En esta sociedad marcada por los discursos y las teorizaciones abstractas, las personas que viven realidades fuertes y dolorosas, de manera firme y digna, sin bajar la guardia y hasta con una extraña alegría, son motivo de atención, y deberían serlo también de reflexión y aprendizaje. Es cuestión de estar abiertos a las situaciones que nos permiten crecer y madurar, por más adultos que nos creamos.
Esto me viene a la mente cada vez que la prensa difunde el testimonio de padres con chicos con alguna discapacidad física, muchos de ellos sumergidos en situaciones de extrema pobreza, que luchan sin descanso por la vida, la salud y el bienestar de estos.
Similar reacción me produjo escuchar a Lilian Clark, madre del músico de Soda Stereo, Gustavo Cerati (54), recientemente nombrado Ciudadano Ilustre de la ciudad de Buenos Aires, que desde mayo de 2010 se encuentra en coma y bajo respiración mecánica, luego de sufrir un accidente cerebrovascular al finalizar un concierto.

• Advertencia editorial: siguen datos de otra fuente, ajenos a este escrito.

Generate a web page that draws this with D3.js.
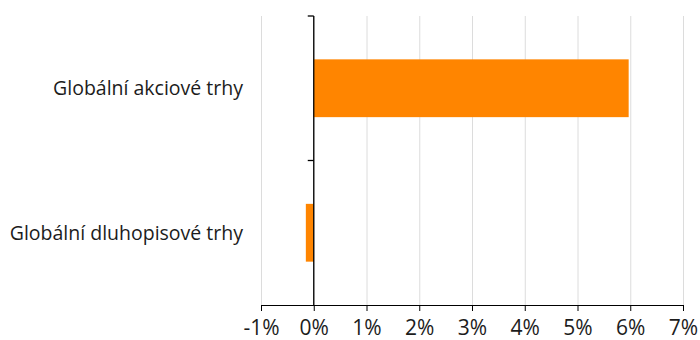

Desde aquel día, esta señora está junto a la cama de su hijo, y su fortaleza rompe los esquemas de la mentalidad actual en donde todo afecto tiene un límite, el sacrificio pocas justificaciones para aceptarlo, y la vida de la persona vale solo si reúne determinados parámetros.
Clark reconoce que “Gustavo no despierta”, pero afirma que su vida es tan sagrada como la de cualquiera. Lo dice alguien que enfrenta un drama cotidiano, no un teórico defensor de valores morales; y esto es admirable.
“Le ruego le diga a Lilian que me hace bien su testimonio, su valentía en seguir esperando y que estoy junto a ella. Es difícil decir algo frente a la relación tan sagrada como es la de una madre con un hijo...”, le escribía hace poco el papa Francisco.
El dolor y el sufrimiento, como cualquier otra dimensión natural de toda vida humana, tienen también un valor positivo si nos ayudan a comprender y reconocer mejor nuestra naturaleza y verdaderas necesidades y exigencias, y quizás a aceptar ese “grito” de significado que llevamos todos y que nos hace humanos.
Personas como Lilian y otras tantas, si bien encarnan un amor casi incomprensible en este tiempo, caracterizado por la superficialidad y la comodidad a cualquier precio, son, sin embargo, la esperanza en un mundo que se dirige sutil pero aceleradamente hacia una destructiva deshumanización.